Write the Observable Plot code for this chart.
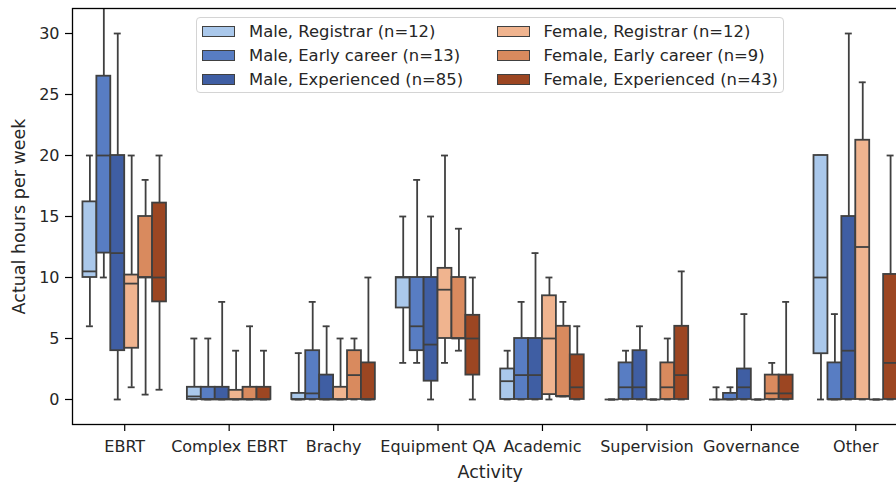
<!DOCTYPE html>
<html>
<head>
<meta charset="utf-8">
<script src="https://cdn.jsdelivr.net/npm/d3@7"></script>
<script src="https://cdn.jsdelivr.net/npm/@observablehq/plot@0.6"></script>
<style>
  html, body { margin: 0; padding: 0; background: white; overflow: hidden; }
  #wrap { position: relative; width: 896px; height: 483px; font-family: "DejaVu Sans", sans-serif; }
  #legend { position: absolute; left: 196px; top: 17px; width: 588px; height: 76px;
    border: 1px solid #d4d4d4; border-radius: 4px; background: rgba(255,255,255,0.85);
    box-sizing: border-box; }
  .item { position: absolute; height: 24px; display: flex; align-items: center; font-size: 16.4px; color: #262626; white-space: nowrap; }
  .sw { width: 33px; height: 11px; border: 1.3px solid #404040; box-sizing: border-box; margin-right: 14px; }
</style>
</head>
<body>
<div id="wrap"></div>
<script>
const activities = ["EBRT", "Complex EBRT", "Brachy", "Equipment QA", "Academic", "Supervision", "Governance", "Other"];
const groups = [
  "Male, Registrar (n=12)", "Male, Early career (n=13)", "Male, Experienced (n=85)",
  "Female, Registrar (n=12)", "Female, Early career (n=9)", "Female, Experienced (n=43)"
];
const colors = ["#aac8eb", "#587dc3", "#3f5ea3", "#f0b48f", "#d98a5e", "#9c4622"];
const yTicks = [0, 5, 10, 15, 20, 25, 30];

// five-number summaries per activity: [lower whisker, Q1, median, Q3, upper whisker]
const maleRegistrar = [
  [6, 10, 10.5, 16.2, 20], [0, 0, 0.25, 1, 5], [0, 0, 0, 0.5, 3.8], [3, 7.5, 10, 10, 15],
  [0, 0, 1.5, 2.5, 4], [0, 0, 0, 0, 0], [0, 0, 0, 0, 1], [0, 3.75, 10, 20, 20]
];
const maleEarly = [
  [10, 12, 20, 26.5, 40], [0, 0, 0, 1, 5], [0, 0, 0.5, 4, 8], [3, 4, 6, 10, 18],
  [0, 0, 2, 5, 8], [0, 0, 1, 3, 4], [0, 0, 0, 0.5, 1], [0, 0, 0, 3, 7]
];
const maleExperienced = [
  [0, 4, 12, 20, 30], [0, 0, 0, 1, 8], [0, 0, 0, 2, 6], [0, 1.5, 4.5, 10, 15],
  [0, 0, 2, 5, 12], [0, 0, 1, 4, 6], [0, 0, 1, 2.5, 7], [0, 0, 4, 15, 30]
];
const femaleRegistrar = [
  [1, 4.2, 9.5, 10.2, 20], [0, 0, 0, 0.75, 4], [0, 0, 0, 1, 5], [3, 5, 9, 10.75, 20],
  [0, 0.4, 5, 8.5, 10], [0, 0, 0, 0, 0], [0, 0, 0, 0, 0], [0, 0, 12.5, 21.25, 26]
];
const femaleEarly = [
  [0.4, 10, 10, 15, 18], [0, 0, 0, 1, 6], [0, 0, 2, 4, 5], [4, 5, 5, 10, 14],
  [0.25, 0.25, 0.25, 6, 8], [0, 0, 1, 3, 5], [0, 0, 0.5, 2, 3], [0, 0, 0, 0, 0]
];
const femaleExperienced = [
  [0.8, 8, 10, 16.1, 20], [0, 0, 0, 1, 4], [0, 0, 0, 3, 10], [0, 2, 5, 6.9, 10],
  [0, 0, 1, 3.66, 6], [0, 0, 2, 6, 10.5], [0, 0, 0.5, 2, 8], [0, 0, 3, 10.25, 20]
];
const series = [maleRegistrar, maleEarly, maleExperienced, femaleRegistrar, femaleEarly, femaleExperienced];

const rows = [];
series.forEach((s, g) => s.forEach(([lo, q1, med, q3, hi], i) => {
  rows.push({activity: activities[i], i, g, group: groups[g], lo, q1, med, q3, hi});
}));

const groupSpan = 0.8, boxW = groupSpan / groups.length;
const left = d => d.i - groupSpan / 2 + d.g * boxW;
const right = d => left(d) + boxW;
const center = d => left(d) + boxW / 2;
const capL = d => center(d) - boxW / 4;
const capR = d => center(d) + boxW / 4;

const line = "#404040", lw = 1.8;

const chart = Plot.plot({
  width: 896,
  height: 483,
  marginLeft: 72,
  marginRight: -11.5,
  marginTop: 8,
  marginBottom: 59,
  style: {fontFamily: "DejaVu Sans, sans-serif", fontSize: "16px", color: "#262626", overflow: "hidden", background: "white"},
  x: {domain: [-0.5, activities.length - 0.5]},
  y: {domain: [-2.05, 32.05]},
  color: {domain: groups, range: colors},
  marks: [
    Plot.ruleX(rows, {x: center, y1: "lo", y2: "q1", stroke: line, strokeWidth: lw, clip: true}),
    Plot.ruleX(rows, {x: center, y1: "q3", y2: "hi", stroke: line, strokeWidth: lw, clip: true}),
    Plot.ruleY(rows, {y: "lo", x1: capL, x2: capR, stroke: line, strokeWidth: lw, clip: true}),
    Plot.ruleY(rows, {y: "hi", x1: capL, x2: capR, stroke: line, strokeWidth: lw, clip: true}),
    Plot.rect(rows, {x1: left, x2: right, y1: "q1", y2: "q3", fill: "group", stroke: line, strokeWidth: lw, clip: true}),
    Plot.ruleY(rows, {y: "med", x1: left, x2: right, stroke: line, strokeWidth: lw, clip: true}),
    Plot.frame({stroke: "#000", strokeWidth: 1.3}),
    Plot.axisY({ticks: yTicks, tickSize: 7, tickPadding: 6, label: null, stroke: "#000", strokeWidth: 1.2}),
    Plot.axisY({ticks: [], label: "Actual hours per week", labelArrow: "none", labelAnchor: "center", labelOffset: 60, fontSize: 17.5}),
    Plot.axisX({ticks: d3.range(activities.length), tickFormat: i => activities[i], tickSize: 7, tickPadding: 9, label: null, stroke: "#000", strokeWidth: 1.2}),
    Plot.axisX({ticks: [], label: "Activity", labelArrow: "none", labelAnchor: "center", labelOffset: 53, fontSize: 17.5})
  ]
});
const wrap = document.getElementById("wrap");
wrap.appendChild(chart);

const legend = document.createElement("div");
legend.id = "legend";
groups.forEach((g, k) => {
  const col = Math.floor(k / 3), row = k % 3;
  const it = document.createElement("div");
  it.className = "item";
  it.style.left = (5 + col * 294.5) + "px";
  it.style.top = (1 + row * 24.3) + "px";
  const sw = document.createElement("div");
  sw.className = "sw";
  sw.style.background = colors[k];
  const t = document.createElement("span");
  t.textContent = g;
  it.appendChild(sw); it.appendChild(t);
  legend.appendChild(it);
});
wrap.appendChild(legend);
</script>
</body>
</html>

☆ ☆ ☆

- **Prompt**
Repeat the data exactly, excluding the pictures.

- **Solution for this problem**
Write the Observable Plot code for this chart.
<!DOCTYPE html>
<html>
<head>
<meta charset="utf-8">
<script src="https://cdn.jsdelivr.net/npm/d3@7"></script>
<script src="https://cdn.jsdelivr.net/npm/@observablehq/plot@0.6"></script>
<style>
  html, body { margin: 0; padding: 0; background: white; overflow: hidden; }
  #wrap { position: relative; width: 896px; height: 483px; font-family: "DejaVu Sans", sans-serif; }
  #legend { position: absolute; left: 196px; top: 17px; width: 588px; height: 76px;
    border: 1px solid #d4d4d4; border-radius: 4px; background: rgba(255,255,255,0.85);
    box-sizing: border-box; }
  .item { position: absolute; height: 24px; display: flex; align-items: center; font-size: 16.4px; color: #262626; white-space: nowrap; }
  .sw { width: 33px; height: 11px; border: 1.3px solid #404040; box-sizing: border-box; margin-right: 14px; }
</style>
</head>
<body>
<div id="wrap"></div>
<script>
const activities = ["EBRT", "Complex EBRT", "Brachy", "Equipment QA", "Academic", "Supervision", "Governance", "Other"];
const groups = [
  "Male, Registrar (n=12)", "Male, Early career (n=13)", "Male, Experienced (n=85)",
  "Female, Registrar (n=12)", "Female, Early career (n=9)", "Female, Experienced (n=43)"
];
const colors = ["#aac8eb", "#587dc3", "#3f5ea3", "#f0b48f", "#d98a5e", "#9c4622"];
const yTicks = [0, 5, 10, 15, 20, 25, 30];

// five-number summaries per activity: [lower whisker, Q1, median, Q3, upper whisker]
const maleRegistrar = [
  [6, 10, 10.5, 16.2, 20], [0, 0, 0.25, 1, 5], [0, 0, 0, 0.5, 3.8], [3, 7.5, 10, 10, 15],
  [0, 0, 1.5, 2.5, 4], [0, 0, 0, 0, 0], [0, 0, 0, 0, 1], [0, 3.75, 10, 20, 20]
];
const maleEarly = [
  [10, 12, 20, 26.5, 40], [0, 0, 0, 1, 5], [0, 0, 0.5, 4, 8], [3, 4, 6, 10, 18],
  [0, 0, 2, 5, 8], [0, 0, 1, 3, 4], [0, 0, 0, 0.5, 1], [0, 0, 0, 3, 7]
];
const maleExperienced = [
  [0, 4, 12, 20, 30], [0, 0, 0, 1, 8], [0, 0, 0, 2, 6], [0, 1.5, 4.5, 10, 15],
  [0, 0, 2, 5, 12], [0, 0, 1, 4, 6], [0, 0, 1, 2.5, 7], [0, 0, 4, 15, 30]
];
const femaleRegistrar = [
  [1, 4.2, 9.5, 10.2, 20], [0, 0, 0, 0.75, 4], [0, 0, 0, 1, 5], [3, 5, 9, 10.75, 20],
  [0, 0.4, 5, 8.5, 10], [0, 0, 0, 0, 0], [0, 0, 0, 0, 0], [0, 0, 12.5, 21.25, 26]
];
const femaleEarly = [
  [0.4, 10, 10, 15, 18], [0, 0, 0, 1, 6], [0, 0, 2, 4, 5], [4, 5, 5, 10, 14],
  [0.25, 0.25, 0.25, 6, 8], [0, 0, 1, 3, 5], [0, 0, 0.5, 2, 3], [0, 0, 0, 0, 0]
];
const femaleExperienced = [
  [0.8, 8, 10, 16.1, 20], [0, 0, 0, 1, 4], [0, 0, 0, 3, 10], [0, 2, 5, 6.9, 10],
  [0, 0, 1, 3.66, 6], [0, 0, 2, 6, 10.5], [0, 0, 0.5, 2, 8], [0, 0, 3, 10.25, 20]
];
const series = [maleRegistrar, maleEarly, maleExperienced, femaleRegistrar, femaleEarly, femaleExperienced];

const rows = [];
series.forEach((s, g) => s.forEach(([lo, q1, med, q3, hi], i) => {
  rows.push({activity: activities[i], i, g, group: groups[g], lo, q1, med, q3, hi});
}));

const groupSpan = 0.8, boxW = groupSpan / groups.length;
const left = d => d.i - groupSpan / 2 + d.g * boxW;
const right = d => left(d) + boxW;
const center = d => left(d) + boxW / 2;
const capL = d => center(d) - boxW / 4;
const capR = d => center(d) + boxW / 4;

const line = "#404040", lw = 1.8;

const chart = Plot.plot({
  width: 896,
  height: 483,
  marginLeft: 72,
  marginRight: -11.5,
  marginTop: 8,
  marginBottom: 59,
  style: {fontFamily: "DejaVu Sans, sans-serif", fontSize: "16px", color: "#262626", overflow: "hidden", background: "white"},
  x: {domain: [-0.5, activities.length - 0.5]},
  y: {domain: [-2.05, 32.05]},
  color: {domain: groups, range: colors},
  marks: [
    Plot.ruleX(rows, {x: center, y1: "lo", y2: "q1", stroke: line, strokeWidth: lw, clip: true}),
    Plot.ruleX(rows, {x: center, y1: "q3", y2: "hi", stroke: line, strokeWidth: lw, clip: true}),
    Plot.ruleY(rows, {y: "lo", x1: capL, x2: capR, stroke: line, strokeWidth: lw, clip: true}),
    Plot.ruleY(rows, {y: "hi", x1: capL, x2: capR, stroke: line, strokeWidth: lw, clip: true}),
    Plot.rect(rows, {x1: left, x2: right, y1: "q1", y2: "q3", fill: "group", stroke: line, strokeWidth: lw, clip: true}),
    Plot.ruleY(rows, {y: "med", x1: left, x2: right, stroke: line, strokeWidth: lw, clip: true}),
    Plot.frame({stroke: "#000", strokeWidth: 1.3}),
    Plot.axisY({ticks: yTicks, tickSize: 7, tickPadding: 6, label: null, stroke: "#000", strokeWidth: 1.2}),
    Plot.axisY({ticks: [], label: "Actual hours per week", labelArrow: "none", labelAnchor: "center", labelOffset: 60, fontSize: 17.5}),
    Plot.axisX({ticks: d3.range(activities.length), tickFormat: i => activities[i], tickSize: 7, tickPadding: 9, label: null, stroke: "#000", strokeWidth: 1.2}),
    Plot.axisX({ticks: [], label: "Activity", labelArrow: "none", labelAnchor: "center", labelOffset: 53, fontSize: 17.5})
  ]
});
const wrap = document.getElementById("wrap");
wrap.appendChild(chart);

const legend = document.createElement("div");
legend.id = "legend";
groups.forEach((g, k) => {
  const col = Math.floor(k / 3), row = k % 3;
  const it = document.createElement("div");
  it.className = "item";
  it.style.left = (5 + col * 294.5) + "px";
  it.style.top = (1 + row * 24.3) + "px";
  const sw = document.createElement("div");
  sw.className = "sw";
  sw.style.background = colors[k];
  const t = document.createElement("span");
  t.textContent = g;
  it.appendChild(sw); it.appendChild(t);
  legend.appendChild(it);
});
wrap.appendChild(legend);
</script>
</body>
</html>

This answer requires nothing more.